* Recorded data:
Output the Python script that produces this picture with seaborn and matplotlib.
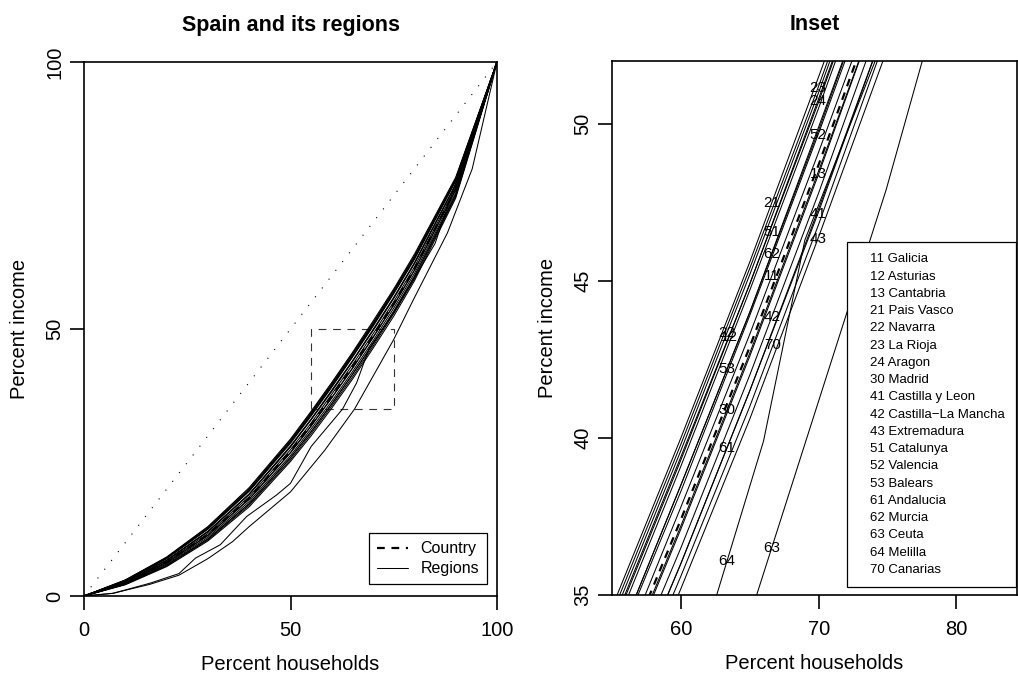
import numpy as np
import pandas as pd
import matplotlib
matplotlib.use("Agg")
import matplotlib.pyplot as plt
from matplotlib.lines import Line2D
from matplotlib.patches import Rectangle
import seaborn as sns

sns.set_style("white")
plt.rcParams['font.family'] = ['Liberation Sans', 'DejaVu Sans']
plt.rcParams['text.color'] = 'black'
plt.rcParams['axes.labelcolor'] = 'black'
plt.rcParams['xtick.color'] = 'black'
plt.rcParams['ytick.color'] = 'black'

# ---------------- data ----------------
pct_households = [0, 10, 20, 30, 40, 50, 55, 60, 65, 70, 75, 80, 90, 100]
country = [0, 2.5, 6.3, 11.5, 18.3, 27.1, 32.1, 37.4, 42.9, 48.7, 54.75, 61.25, 76.25, 100]

region_codes = ["11", "12", "13", "21", "22", "23", "24", "30", "41", "42",
                "43", "51", "52", "53", "61", "62", "63", "64", "70"]
region_names = ["Galicia", "Asturias", "Cantabria", "Pais Vasco", "Navarra",
                "La Rioja", "Aragon", "Madrid", "Castilla y Leon",
                "Castilla\u2212La Mancha", "Extremadura", "Catalunya", "Valencia",
                "Balears", "Andalucia", "Murcia", "Ceuta", "Melilla", "Canarias"]

galicia     = [0, 2.6, 6.4, 11.7, 18.6, 27.4, 32.4, 37.8, 43.3, 49.1, 55.1, 61.6, 76.5, 100]
asturias    = [0, 2.9, 7.0, 12.6, 19.7, 28.8, 33.9, 39.3, 44.9, 50.7, 56.8, 63.2, 77.8, 100]
cantabria   = [0, 2.4, 6.2, 11.3, 18.1, 26.8, 31.8, 37.1, 42.6, 48.4, 54.5, 61.0, 76.0, 100]
pais_vasco  = [0, 3.0, 7.3, 13.0, 20.3, 29.4, 34.6, 40.0, 45.6, 51.5, 57.5, 64.0, 78.4, 100]
navarra     = [0, 2.9, 7.1, 12.7, 19.9, 29.0, 34.2, 39.6, 45.2, 51.0, 57.1, 63.5, 78.1, 100]
la_rioja    = [0, 3.0, 7.2, 12.9, 20.1, 29.2, 34.4, 39.8, 45.4, 51.2, 57.3, 63.7, 78.2, 100]
aragon      = [0, 2.9, 7.1, 12.6, 19.8, 28.9, 34.0, 39.4, 44.9, 50.8, 56.8, 63.3, 77.9, 100]
madrid      = [0, 2.5, 6.2, 11.4, 18.2, 26.9, 31.9, 37.2, 42.7, 48.5, 54.5, 61.0, 76.1, 100]
castilla_leon = [0, 2.2, 5.8, 10.7, 17.3, 25.9, 30.8, 36.0, 41.5, 47.2, 53.3, 59.8, 75.1, 100]
castilla_lm = [0, 2.3, 6.0, 11.0, 17.7, 26.3, 31.3, 36.5, 42.0, 47.8, 53.9, 60.4, 75.5, 100]
extremadura = [0, 2.1, 5.5, 10.3, 16.7, 25.2, 30.0, 35.2, 40.6, 46.4, 52.4, 59.0, 74.5, 100]
catalunya   = [0, 2.8, 7.0, 12.5, 19.6, 28.6, 33.7, 39.1, 44.7, 50.5, 56.6, 63.0, 77.7, 100]
valencia    = [0, 2.7, 6.6, 12.0, 19.0, 27.9, 33.0, 38.3, 43.9, 49.7, 55.7, 62.2, 77.0, 100]
balears     = [0, 2.7, 6.7, 12.1, 19.1, 28.1, 33.1, 38.5, 44.0, 49.9, 55.9, 62.4, 77.1, 100]
andalucia   = [0, 2.2, 5.8, 10.7, 17.3, 25.9, 30.8, 36.0, 41.5, 47.3, 53.3, 59.9, 75.1, 100]
murcia      = [0, 2.7, 6.7, 12.1, 19.1, 28.0, 33.1, 38.5, 44.0, 49.8, 55.9, 62.3, 77.1, 100]
canarias    = [0, 2.2, 5.6, 10.5, 17.0, 25.5, 30.4, 35.6, 41.0, 46.8, 52.9, 59.4, 74.8, 100]

ceuta_x   = [0, 7, 16, 23, 30, 36, 40, 50, 58.3, 65.5, 74.9, 79.7, 88, 94, 100]
ceuta_y   = [0, 0.5, 2.2, 3.9, 7.0, 10.2, 13.0, 19.5, 27.3, 35.0, 47.9, 55.4, 68.0, 80.0, 100]
melilla_x = [0, 7, 16, 23, 27, 33, 39.4, 46.6, 50, 55, 62.6, 66, 69, 75, 85, 100]
melilla_y = [0, 0.5, 2.4, 4.2, 7.1, 9.6, 14.9, 18.9, 21.1, 28.0, 35.0, 39.9, 46.3, 53.0, 66.0, 100]

# x position (percent households) where each code label sits on its curve
label_x = [66.6, 63.5, 70.0, 66.6, 63.35, 69.95, 69.95, 63.35, 69.95, 66.6,
           69.95, 66.6, 69.95, 63.35, 63.35, 66.6, 66.6, 63.35, 66.7]

zoom_x = [55, 75]
zoom_y = [35, 50]

# ---------------- long table ----------------
region_y = [galicia, asturias, cantabria, pais_vasco, navarra, la_rioja, aragon,
            madrid, castilla_leon, castilla_lm, extremadura, catalunya, valencia,
            balears, andalucia, murcia, ceuta_y, melilla_y, canarias]
region_x = [pct_households] * 16 + [ceuta_x, melilla_x] + [pct_households]

rows = []
for code, xs, ys in zip(region_codes, region_x, region_y):
    for xv, yv in zip(xs, ys):
        rows.append((code, xv, yv))
df = pd.DataFrame(rows, columns=["code", "households", "income"])
df_country = pd.DataFrame({"households": pct_households, "income": country})

# ---------------- figure ----------------
W, H = 1018, 677
fig = plt.figure(figsize=(W / 100, H / 100), dpi=100)

def px_axes(l, t, r, b):
    return fig.add_axes([l / W, 1 - b / H, (r - l) / W, (b - t) / H])

ax1 = px_axes(84, 62, 497, 596)
ax2 = px_axes(612, 61, 1017, 595)

def draw_curves(ax):
    sns.lineplot(data=df, x="households", y="income", units="code", estimator=None,
                 sort=False, color="black", lw=0.75, ax=ax, legend=False)
    sns.lineplot(data=df_country, x="households", y="income", sort=False,
                 color="black", lw=1.6, ax=ax, legend=False)
    ax.get_lines()[-1].set_dashes([3.5, 3.0])

draw_curves(ax1)
draw_curves(ax2)

# left panel extras
ax1.plot([0, 100], [0, 100], color="black", lw=0.8, linestyle=(0, (1, 9)))
ax1.add_patch(Rectangle((zoom_x[0], zoom_y[0]), zoom_x[1] - zoom_x[0],
                        zoom_y[1] - zoom_y[0], fill=False, edgecolor="#333333",
                        lw=0.8, linestyle=(0, (7, 6))))
ax1.set_xlim(0, 100)
ax1.set_ylim(0, 100)
ax1.set_xticks([0, 50, 100])
ax1.set_yticks([0, 50, 100])

ax2.set_xlim(55, 84.4)
ax2.set_ylim(35, 52)
ax2.set_xticks([60, 70, 80])
ax2.set_yticks([35, 40, 45, 50])

# labels on inset curves
for code, xs, ys, lx in zip(region_codes, region_x, region_y, label_x):
    ly = np.interp(lx, xs, ys)
    ax2.text(lx, ly, code, ha="center", va="center", fontsize=11)

for ax in (ax1, ax2):
    for s in ax.spines.values():
        s.set_visible(True)
        s.set_color("black")
        s.set_linewidth(1.2)
    ax.tick_params(axis="both", direction="out", length=10, width=1.2,
                   labelsize=14.5, colors="black", bottom=True, left=True)
    ax.tick_params(axis="x", pad=8)
    ax.tick_params(axis="y", pad=4)
    for lab in ax.get_yticklabels():
        lab.set_rotation(90)
        lab.set_va("center")
    ax.set_xlabel("Percent households", fontsize=14.5, labelpad=11)
    ax.set_ylabel("Percent income", fontsize=14.5, labelpad=12)

ax1.set_title("Spain and its regions", fontsize=15.5, fontweight="bold", pad=22)
ax2.set_title("Inset", fontsize=15.5, fontweight="bold", pad=22)

# left legend
h_country = Line2D([], [], color="black", lw=1.6, dashes=[3.5, 3.0])
h_regions = Line2D([], [], color="black", lw=0.75)
leg1 = ax1.legend([h_country, h_regions], ["Country", "Regions"], loc="lower right",
                  bbox_to_anchor=(0.976, 0.022), fontsize=11.5, frameon=True,
                  fancybox=False, framealpha=1, edgecolor="black", handlelength=1.9,
                  handletextpad=0.8, borderpad=0.5, labelspacing=0.3, borderaxespad=0)
leg1.get_frame().set_linewidth(0.9)

# right legend (text only)
blank = [Line2D([], [], linestyle="none") for _ in region_codes]
labels = [f"{c} {n}" for c, n in zip(region_codes, region_names)]
leg2 = ax2.legend(blank, labels, loc="upper right",
                  bbox_to_anchor=(1016 / W, 1 - 242 / H), bbox_transform=fig.transFigure,
                  fontsize=9.5, frameon=True, fancybox=False, framealpha=1,
                  edgecolor="black", handlelength=0.6, handletextpad=0.32,
                  borderpad=0.85, labelspacing=0.38, borderaxespad=0)
leg2.get_frame().set_linewidth(0.9)

fig.savefig("out.png", dpi=100)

* Exercise brief:
Begin at the first line of the data above and repeat each line exactly, stopping after the line containing "import seaborn as sns". Omit the pictures.

* Final result:
Output the Python script that produces this picture with seaborn and matplotlib.
import numpy as np
import pandas as pd
import matplotlib
matplotlib.use("Agg")
import matplotlib.pyplot as plt
from matplotlib.lines import Line2D
from matplotlib.patches import Rectangle
import seaborn as sns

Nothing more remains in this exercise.